* **Information provided**:
::::::

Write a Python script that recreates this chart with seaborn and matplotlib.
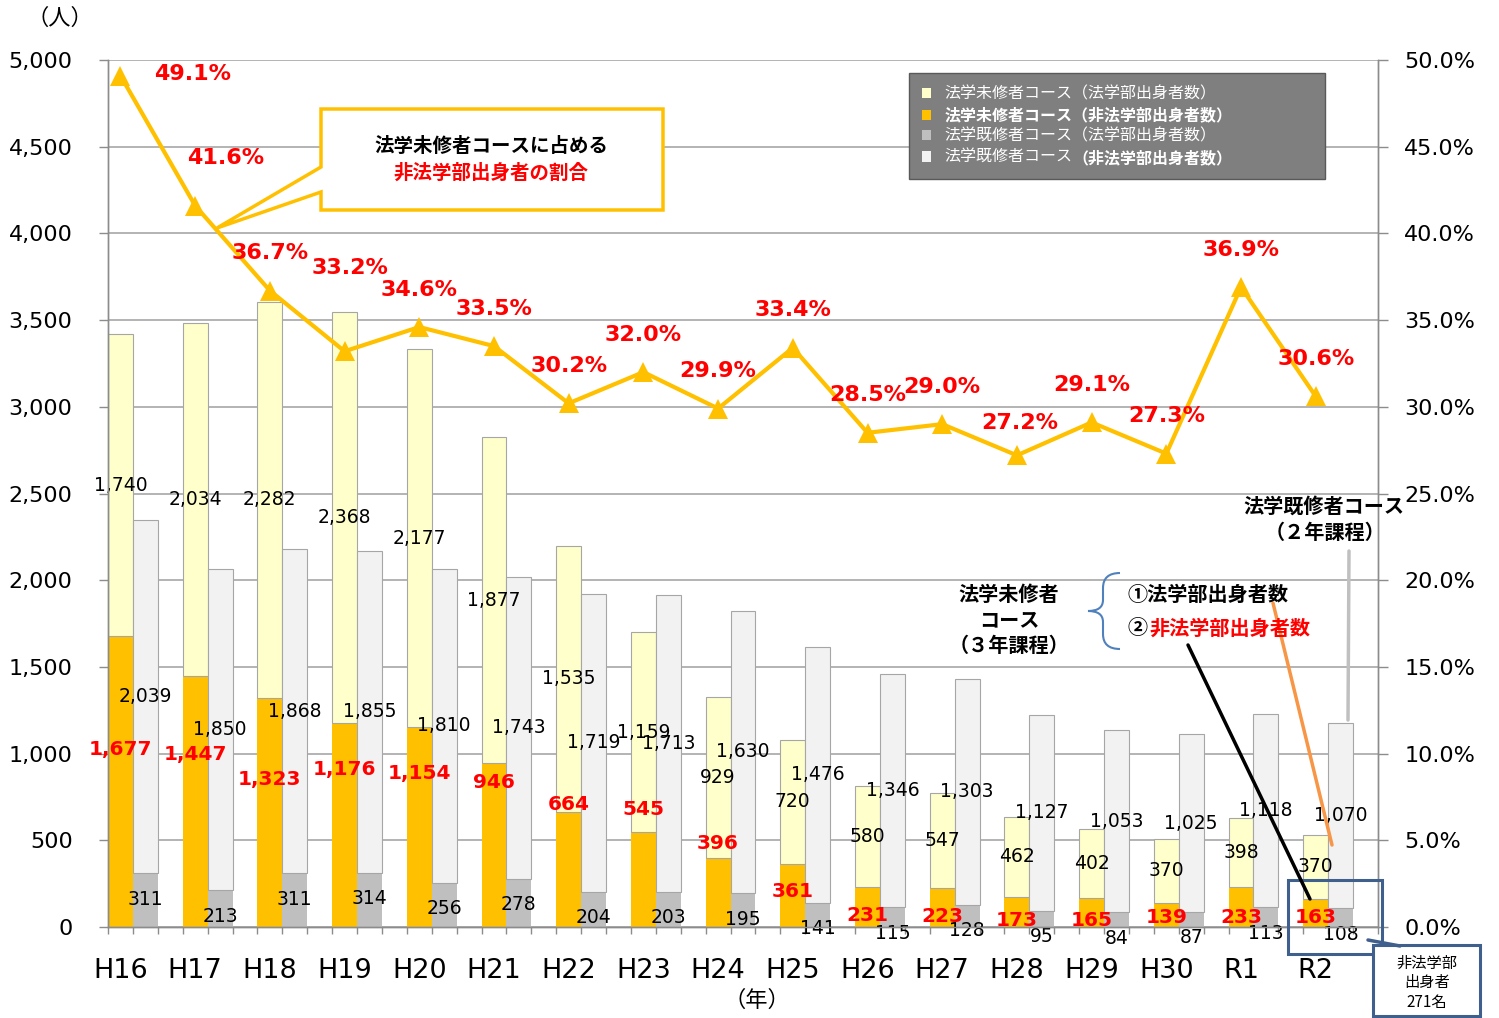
import numpy as np
import pandas as pd
import matplotlib.pyplot as plt
import seaborn as sns
from matplotlib.patches import Patch, Rectangle, Polygon, PathPatch
from matplotlib.path import Path
from matplotlib.lines import Line2D
from matplotlib.ticker import FuncFormatter, MultipleLocator

# data
years = ['H16', 'H17', 'H18', 'H19', 'H20', 'H21', 'H22', 'H23', 'H24',
         'H25', 'H26', 'H27', 'H28', 'H29', 'H30', 'R1', 'R2']
mishu_law = [1740, 2034, 2282, 2368, 2177, 1877, 1535, 1159, 929,
             720, 580, 547, 462, 402, 370, 398, 370]
mishu_nonlaw = [1677, 1447, 1323, 1176, 1154, 946, 664, 545, 396,
                361, 231, 223, 173, 165, 139, 233, 163]
kishu_gray = [311, 213, 311, 314, 256, 278, 204, 203, 195,
              141, 115, 128, 95, 84, 87, 113, 108]
kishu_light = [2039, 1850, 1868, 1855, 1810, 1743, 1719, 1713, 1630,
               1476, 1346, 1303, 1127, 1053, 1025, 1118, 1070]
nonlaw_ratio = [49.1, 41.6, 36.7, 33.2, 34.6, 33.5, 30.2, 32.0, 29.9,
                33.4, 28.5, 29.0, 27.2, 29.1, 27.3, 36.9, 30.6]

legend_labels = ['法学未修者コース（法学部出身者数）',
                 '法学未修者コース（非法学部出身者数）',
                 '法学既修者コース（法学部出身者数）',
                 '法学既修者コース']

# layout only: where the red counts sit, and offsets for the % labels
nonlaw_label_y = [1021, 992, 848, 911, 888, 836, 709, 675, 484,
                  202, 69, 58, 40, 40, 52, 52, 52]
pct_offsets = {0: (52, 1), 1: (22, 34), 3: (4, 60), 12: (2, 23)}

YELLOW = '#FFFFCC'
ORANGE = '#FFC000'
GRAY = '#BFBFBF'
LIGHT = '#F2F2F2'
AXIS = '#8C8C8C'
JP = ['Noto Sans CJK JP', 'DejaVu Sans']

sns.set_theme(style='white')
plt.rcParams['font.family'] = ['DejaVu Sans', 'Noto Sans CJK JP']
plt.rcParams['text.color'] = 'black'

W, H = 1499, 1018


def P(px, py):
    return (px / W, 1 - py / H)


fig = plt.figure(figsize=(W / 100, H / 100), dpi=100)
ax = fig.add_axes([108 / W, 1 - 927 / H, 1270 / W, 867 / H])

df = pd.DataFrame({'year': years, 'mishu_law': mishu_law, 'mishu_nonlaw': mishu_nonlaw,
                   'kishu_gray': kishu_gray, 'kishu_light': kishu_light,
                   'ratio': nonlaw_ratio})
x = np.arange(len(df))
bw = 1 / 3

ax.bar(x, df['mishu_nonlaw'], bw, color=ORANGE, edgecolor='none', zorder=2)
ax.bar(x, df['mishu_law'], bw, bottom=df['mishu_nonlaw'], color=YELLOW,
       edgecolor='#A6A6A6', linewidth=0.8, zorder=2)
ax.bar(x + bw, df['kishu_gray'], bw, color=GRAY, edgecolor='none', zorder=2)
ax.bar(x + bw, df['kishu_light'], bw, bottom=df['kishu_gray'], color=LIGHT,
       edgecolor='#A6A6A6', linewidth=0.8, zorder=2)

ax.set_xlim(-1 / 6, len(df) - 1 / 6)
ax.set_ylim(0, 5000)
ax.yaxis.set_major_locator(MultipleLocator(500))
ax.yaxis.set_major_formatter(FuncFormatter(lambda v, p: f'{int(v):,}'))
ax.yaxis.grid(True, color='#B3B3B3', linewidth=1.4)
ax.set_axisbelow(True)
ax.set_xticks(x)
ax.set_xticklabels(years)
ax.set_xticks(np.arange(-1 / 6, len(df), 1 / 3), minor=True)
ax.tick_params(axis='y', left=True, length=6.5, width=1, color=AXIS, pad=19,
               labelsize=16, labelcolor='black')
ax.tick_params(axis='x', which='major', bottom=True, length=0, pad=22,
               labelsize=19.5, labelcolor='black')
ax.tick_params(axis='x', which='minor', bottom=True, length=5, width=1, color=AXIS)
ax.set_xlabel('')
ax.set_ylabel('')

# data labels on the bars
for i in range(len(df)):
    ax.text(x[i], mishu_nonlaw[i] + mishu_law[i] / 2, f'{mishu_law[i]:,}',
            ha='center', va='center', fontsize=13.5, zorder=4)
    ax.text(x[i] + bw, kishu_gray[i] + kishu_light[i] / 2, f'{kishu_light[i]:,}',
            ha='center', va='center', fontsize=13.5, zorder=4)
    ax.text(x[i], nonlaw_label_y[i], f'{mishu_nonlaw[i]:,}', ha='center', va='center',
            fontsize=14.5, fontweight='bold', color='red', zorder=4)
    ax.text(x[i] + bw, kishu_gray[i] - 150, f'{kishu_gray[i]:,}',
            ha='center', va='center', fontsize=13.5, zorder=4, clip_on=False)

ax2 = ax.twinx()
sns.lineplot(x=x, y=df['ratio'], ax=ax2, color=ORANGE, linewidth=3, marker='^',
             markersize=14, markeredgewidth=0, zorder=5)
ax2.set_ylim(0, 50)
ax2.yaxis.set_major_locator(MultipleLocator(5))
ax2.yaxis.set_major_formatter(FuncFormatter(lambda v, p: f'{v:.1f}%'))
ax2.tick_params(axis='y', right=True, length=7, width=1, color=AXIS, pad=12,
                labelsize=16, labelcolor='black')
ax2.set_ylabel('')
for a in (ax, ax2):
    for s in a.spines.values():
        s.set_color(AXIS)
        s.set_linewidth(1)
    a.spines['top'].set_visible(False)

for i, v in enumerate(nonlaw_ratio):
    ax2.annotate(f'{v:.1f}%', xy=(x[i], v), xytext=pct_offsets.get(i, (0, 27)),
                 textcoords='offset points', ha='center', va='center',
                 fontsize=16, fontweight='bold', color='red', zorder=6)

# legend
handles = [Patch(facecolor=c, edgecolor='none') for c in (YELLOW, ORANGE, GRAY, LIGHT)]
leg = ax2.legend(handles, legend_labels, loc='upper left',
                 bbox_to_anchor=(0.6307, 0.873, 0.3276, 0.112), mode='expand',
                 borderaxespad=0, frameon=True, fancybox=False,
                 facecolor='#7F7F7F', edgecolor='#595959', framealpha=1,
                 handlelength=0.6, handleheight=0.6, handletextpad=0.8,
                 labelspacing=0.28, borderpad=0.8, labelcolor='white',
                 prop={'family': JP, 'size': 11.5})
leg.set_zorder(8)
leg.get_texts()[1].set_fontweight('bold')
ax2.annotate('（非法学部出身者数）', xy=(1, 0), xycoords=leg.get_texts()[3],
             ha='left', va='bottom', fontsize=11.5, fontweight='bold', color='white',
             family=JP, zorder=10)

# callout for the ratio line
callout = Polygon([P(321, 109), P(663, 109), P(663, 210), P(321, 210), P(321, 192),
                   P(217, 228), P(321, 167)], closed=True, facecolor='white',
                  edgecolor=ORANGE, linewidth=2.5, transform=fig.transFigure)
fig.add_artist(callout)
fig.text(*P(491, 147), '法学未修者コースに占める', ha='center', va='center',
         fontsize=14, fontweight='bold', family=JP)
fig.text(*P(491, 173), '非法学部出身者の割合', ha='center', va='center',
         fontsize=14, fontweight='bold', color='red', family=JP)

# course notes on the right
fig.text(*P(1324, 506), '法学既修者コース', ha='center', va='center',
         fontsize=14.5, fontweight='bold', family=JP)
fig.text(*P(1325, 532), '（２年課程）', ha='center', va='center',
         fontsize=14.5, fontweight='bold', family=JP)
fig.text(*P(1009, 620), '法学未修者\nコース\n（３年課程）', ha='center', va='center',
         fontsize=14.5, fontweight='bold', family=JP, linespacing=1.25)
fig.text(*P(1127, 594), '①法学部出身者数', ha='left', va='center',
         fontsize=14.5, fontweight='bold', family=JP)
fig.text(*P(1127, 628), '②', ha='left', va='center',
         fontsize=14.5, fontweight='bold', family=JP)
fig.text(*P(1149, 628), '非法学部出身者数', ha='left', va='center',
         fontsize=14.5, fontweight='bold', color='red', family=JP)

brace = Path([P(1120, 573), P(1103, 573), P(1103, 588), P(1103, 600),
              P(1103, 611), P(1088, 611), P(1103, 611), P(1103, 622),
              P(1103, 634), P(1103, 649), P(1120, 649)],
             [Path.MOVETO, Path.CURVE3, Path.CURVE3, Path.LINETO,
              Path.CURVE3, Path.CURVE3, Path.CURVE3, Path.CURVE3,
              Path.LINETO, Path.CURVE3, Path.CURVE3])
fig.add_artist(PathPatch(brace, fill=False, edgecolor='#4F81BD', linewidth=1.5,
                         transform=fig.transFigure))


def pointer(p1, p2, color):
    fig.add_artist(Line2D([p1[0], p2[0]], [p1[1], p2[1]], color=color,
                          linewidth=2.5, transform=fig.transFigure))


pointer(P(1349, 551), P(1348, 720), '#C0C0C0')
pointer(P(1273, 603), P(1332, 845), '#F79646')
pointer(P(1188, 645), P(1310, 899), 'black')

# R2 box and total note
BLUE = '#3F5F8C'
fig.add_artist(Rectangle(P(1288, 954), 94 / W, 74 / H, fill=False, edgecolor=BLUE,
                         linewidth=2.2, transform=fig.transFigure))
pointer(P(1368, 940), P(1400, 946), BLUE)
fig.add_artist(Rectangle(P(1373, 1016), 107 / W, 71 / H, facecolor='white',
                         edgecolor=BLUE, linewidth=2.2, transform=fig.transFigure))
fig.text(*P(1427, 983), '非法学部\n出身者\n271名', ha='center', va='center',
         fontsize=11, family=JP, linespacing=1.2)

fig.text(*P(60, 18), '（人）', ha='center', va='center', fontsize=16, family=JP)
fig.text(*P(757, 1000), '（年）', ha='center', va='center', fontsize=16, family=JP)

fig.savefig('out.png', dpi=100)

::::::

Copy out each line in the listing that has the word "matplotlib".

* **Result**:
Write a Python script that recreates this chart with seaborn and matplotlib.
import matplotlib.pyplot as plt
from matplotlib.patches import Patch, Rectangle, Polygon, PathPatch
from matplotlib.path import Path
from matplotlib.lines import Line2D
from matplotlib.ticker import FuncFormatter, MultipleLocator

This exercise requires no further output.